На футболистов, которых привычные руководящие назидания в лучшем случае не трогали, в худшем – раздражали, гораздо сильнее действовало дружеское участие товарищей, а Яшин просто накрывал их теплой волной своей доброты. И для любого находил особый шифр, особый код. Борису Кузнецову, которому везло на сильных визави, деликатно внушал, незаметно подсказывая тактическую уловку:
– Вот увидишь, не ты за ним будешь гоняться, а он за тобой. На чемпионат мира 1966 года в сборную СССР был введен на позицию левого защитника не слишком опытный ленинградец Василий Данилов. Отличавшийся вообще-то спокойным нравом и достаточным хладнокровием, он на английских полях как-то замандражил. Перед выходом на сложную игру со сборной Италии, где Данилову предстояло опекать «темную лошадку» Луиджи Мерони, Яшин уловил, что с новым партнером происходит что-то неладное. И устремив на него свою мягкую улыбку, снял напряжение с новичка всего одной, казалось бы, незначительной фразой, а она, по признанию адресата, мигом взбодрила его:
– Не волнуйся, он ведь тоже молодой.
А ведь Яшину было не так просто и самому перед серьезными испытаниями унимать собственное волнение, иногда душевное равновесие могла восстановить лишь пара лихорадочных втяжек табачного дыма в каком-нибудь подтрибунном закутке. Как типичный чеховский персонаж – суть плохой хороший человек, так и он был одновременно слабый и сильный, словом, человек. Особенность состояла лишь в том, что во имя дела слабину в своем характере Яшин неимоверными внутренними усилиями перегибал. Это констатировал, надо отдать ему должное, и Владимир Маслаченко: «У Яшина был сумасшедшей силы характер». И освободить себя в трудную минуту от подпитки растерянного или разволновавшегося товарища искушенный в переделках футбольный старожил считал непозволительным. Хотя никак не напоминал всеобщего утешителя, от которого следовало ждать обязательного благословения или напутствия. Чутье подсказывало, кто сегодня особенно нуждается в поддержке. Она потому и впитывалась, что вытекала из яшинского естества, выглядела абсолютно ненавязчивой.

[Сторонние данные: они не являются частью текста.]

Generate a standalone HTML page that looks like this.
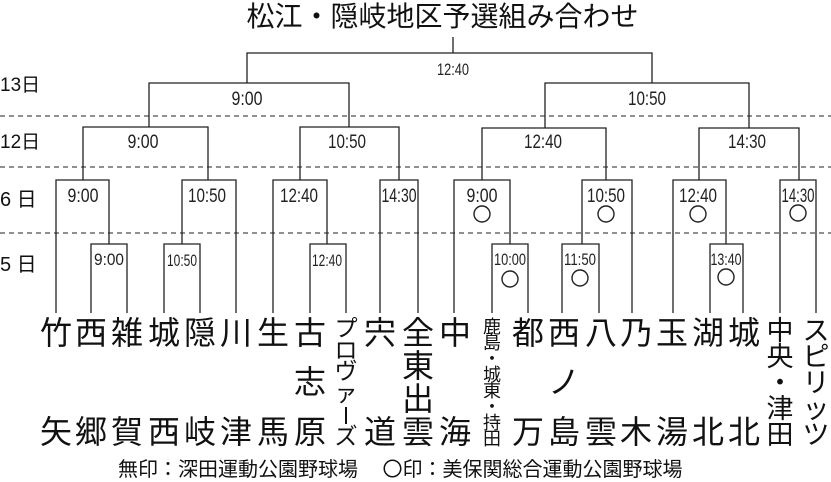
<!DOCTYPE html>
<html><head><meta charset="utf-8">
<style>
body{margin:0;background:#fff;}
#w{position:relative;width:831px;height:482px;overflow:hidden;background:#fff;font-family:"Liberation Sans","Noto Sans CJK JP",sans-serif;color:#111;}
.c{position:absolute;width:40px;text-align:center;white-space:nowrap;font-family:"Noto Sans CJK JP",sans-serif;}
.b{font-size:32px;line-height:32px;}
</style></head><body><div id="w">
<svg width="831" height="482" style="position:absolute;left:0;top:0" font-family="Liberation Sans, sans-serif" fill="none" stroke="#222" stroke-width="1.3">
<g stroke-dasharray="5,4" stroke-width="1">
<line x1="0" y1="116" x2="831" y2="116"/><line x1="0" y1="167" x2="831" y2="167"/><line x1="0" y1="233" x2="831" y2="233"/>
</g>
<path d="M453 37V53M247 83V53H652V83"/>
<path d="M149 127V83H349V127"/><path d="M545 128V83H749V128"/>
<path d="M83 180V127H208V180"/><path d="M300 180V127H399V180"/>
<path d="M482 180V128H606V180"/><path d="M699 180V128H799V180"/>
<path d="M56 313V180H109V244"/><path d="M182 244V180H236V313"/>
<path d="M273 313V180H327V244"/><path d="M380 313V180H418V313"/>
<path d="M454 313V180H510V244"/><path d="M582 244V180H632V313"/>
<path d="M673 313V180H726V244"/><path d="M780 313V180H816V313"/>
<path d="M91 313V244H127V313"/><path d="M164 313V244H200V313"/><path d="M310 313V244H346V313"/>
<path d="M492 313V244H528V313"/><path d="M562 313V244H599V313"/><path d="M710 313V244H743V313"/>
<g stroke-width="1.4"><circle cx="482" cy="214" r="8"/><circle cx="606" cy="214" r="8"/><circle cx="698" cy="214" r="8"/><circle cx="798" cy="213" r="8"/>
<circle cx="510" cy="279" r="8"/><circle cx="580" cy="278" r="8"/><circle cx="726" cy="277" r="8"/></g>
<g fill="#222" stroke="none" font-size="19" text-anchor="middle" lengthAdjust="spacingAndGlyphs">
<text x="453" y="75" font-size="17" textLength="32" lengthAdjust="spacingAndGlyphs">12:40</text>
<text x="247" y="105" textLength="31" lengthAdjust="spacingAndGlyphs">9:00</text><text x="647" y="105" textLength="38" lengthAdjust="spacingAndGlyphs">10:50</text>
<text x="143" y="148" textLength="31" lengthAdjust="spacingAndGlyphs">9:00</text><text x="347" y="148" textLength="38" lengthAdjust="spacingAndGlyphs">10:50</text><text x="543" y="148" textLength="38" lengthAdjust="spacingAndGlyphs">12:40</text><text x="747" y="148" textLength="38" lengthAdjust="spacingAndGlyphs">14:30</text>
<text x="83" y="202" textLength="31" lengthAdjust="spacingAndGlyphs">9:00</text><text x="207" y="202" textLength="38" lengthAdjust="spacingAndGlyphs">10:50</text><text x="299" y="202" textLength="38" lengthAdjust="spacingAndGlyphs">12:40</text><text x="399" y="202" textLength="35" lengthAdjust="spacingAndGlyphs">14:30</text>
<text x="482" y="202" textLength="31" lengthAdjust="spacingAndGlyphs">9:00</text><text x="606" y="202" textLength="38" lengthAdjust="spacingAndGlyphs">10:50</text><text x="698" y="202" textLength="38" lengthAdjust="spacingAndGlyphs">12:40</text><text x="798" y="202" textLength="33" lengthAdjust="spacingAndGlyphs">14:30</text>
<g font-size="17"><text x="109" y="265" textLength="30" lengthAdjust="spacingAndGlyphs">9:00</text><text x="182" y="266" textLength="30" lengthAdjust="spacingAndGlyphs">10:50</text><text x="327" y="266" textLength="30" lengthAdjust="spacingAndGlyphs">12:40</text>
<text x="510" y="265" textLength="32" lengthAdjust="spacingAndGlyphs">10:00</text><text x="580" y="265" textLength="32" lengthAdjust="spacingAndGlyphs">11:50</text><text x="726" y="265" textLength="31" lengthAdjust="spacingAndGlyphs">13:40</text></g>
</g>
</svg>
<div style="position:absolute;left:0;top:-2px;width:831px;text-align:center;font-size:28px;line-height:34px;padding-left:54px;box-sizing:border-box;font-family:'Noto Sans CJK JP',sans-serif;">松江・隠岐地区予選組み合わせ</div>
<div style="position:absolute;left:0;font-size:19px;line-height:20px;top:76px">13日</div>
<div style="position:absolute;left:0;font-size:19px;line-height:20px;top:133px">12日</div>
<div style="position:absolute;left:0;font-size:20px;line-height:20px;top:190px">6 日</div>
<div style="position:absolute;left:0;font-size:20px;line-height:20px;top:255px">5 日</div>

<!-- two-char columns: top at 315, bottom at 414 -->
<div class="c b" style="left:36px;top:315px">竹</div><div class="c b" style="left:36px;top:414px">矢</div>
<div class="c b" style="left:71px;top:315px">西</div><div class="c b" style="left:71px;top:414px">郷</div>
<div class="c b" style="left:107px;top:315px">雑</div><div class="c b" style="left:107px;top:414px">賀</div>
<div class="c b" style="left:144px;top:315px">城</div><div class="c b" style="left:144px;top:414px">西</div>
<div class="c b" style="left:180px;top:315px">隠</div><div class="c b" style="left:180px;top:414px">岐</div>
<div class="c b" style="left:216px;top:315px">川</div><div class="c b" style="left:216px;top:414px">津</div>
<div class="c b" style="left:253px;top:315px">生</div><div class="c b" style="left:253px;top:414px">馬</div>
<div class="c b" style="left:290px;top:315px">古</div><div class="c b" style="left:290px;top:364px">志</div><div class="c b" style="left:290px;top:414px">原</div>
<div class="c" style="left:326px;top:316px;font-size:23px;line-height:21.5px">プ<br>ロ<br>ヴ<br>ァ<br><span style="display:inline-block;width:2px;height:17px;background:#111;vertical-align:middle"></span><br>ズ</div>
<div class="c b" style="left:360px;top:315px">宍</div><div class="c b" style="left:360px;top:414px">道</div>
<div class="c" style="left:398px;top:315px;font-size:32px;line-height:33px">全<br>東<br>出<br>雲</div>
<div class="c b" style="left:435px;top:315px">中</div><div class="c b" style="left:435px;top:414px">海</div>
<div class="c" style="left:472px;top:318px;font-size:18px;line-height:16px">鹿<br>島<br>・<br>城<br>東<br>・<br>持<br>田</div>
<div class="c b" style="left:508px;top:315px">都</div><div class="c b" style="left:508px;top:414px">万</div>
<div class="c b" style="left:544px;top:315px">西</div><div class="c b" style="left:544px;top:364px">ノ</div><div class="c b" style="left:544px;top:414px">島</div>
<div class="c b" style="left:581px;top:315px">八</div><div class="c b" style="left:581px;top:414px">雲</div>
<div class="c b" style="left:616px;top:315px">乃</div><div class="c b" style="left:616px;top:414px">木</div>
<div class="c b" style="left:652px;top:315px">玉</div><div class="c b" style="left:652px;top:414px">湯</div>
<div class="c b" style="left:688px;top:315px">湖</div><div class="c b" style="left:688px;top:414px">北</div>
<div class="c b" style="left:724px;top:315px">城</div><div class="c b" style="left:724px;top:414px">北</div>
<div class="c" style="left:760px;top:316px;font-size:27px;line-height:26px">中<br>央<br>・<br>津<br>田</div>
<div class="c" style="left:796px;top:316px;font-size:27px;line-height:26px">ス<br>ピ<br>リ<br>ッ<br>ツ</div>

<div style="position:absolute;left:118px;top:456px;width:640px;font-size:20px;line-height:24px;white-space:nowrap;font-family:'Noto Sans CJK JP',sans-serif;">無印：深田運動公園野球場　 〇印：美保関総合運動公園野球場</div>
</div></body></html>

«Сколько раз я видел, – вспоминал Валентин Иванов, – как накануне очередного матча Яшин отзывал кого-нибудь из молодых в уголок и вполголоса беседовал с ним о чем-то. О чем? Догадаться было нетрудно: о том, над чем поработать, как справиться с собой. То Яшин, то Симонян перед играми всегда заглядывали в комнаты к ребятам – перекинуться парой слов, поглядеть, как настроены, вроде невзначай дать совет».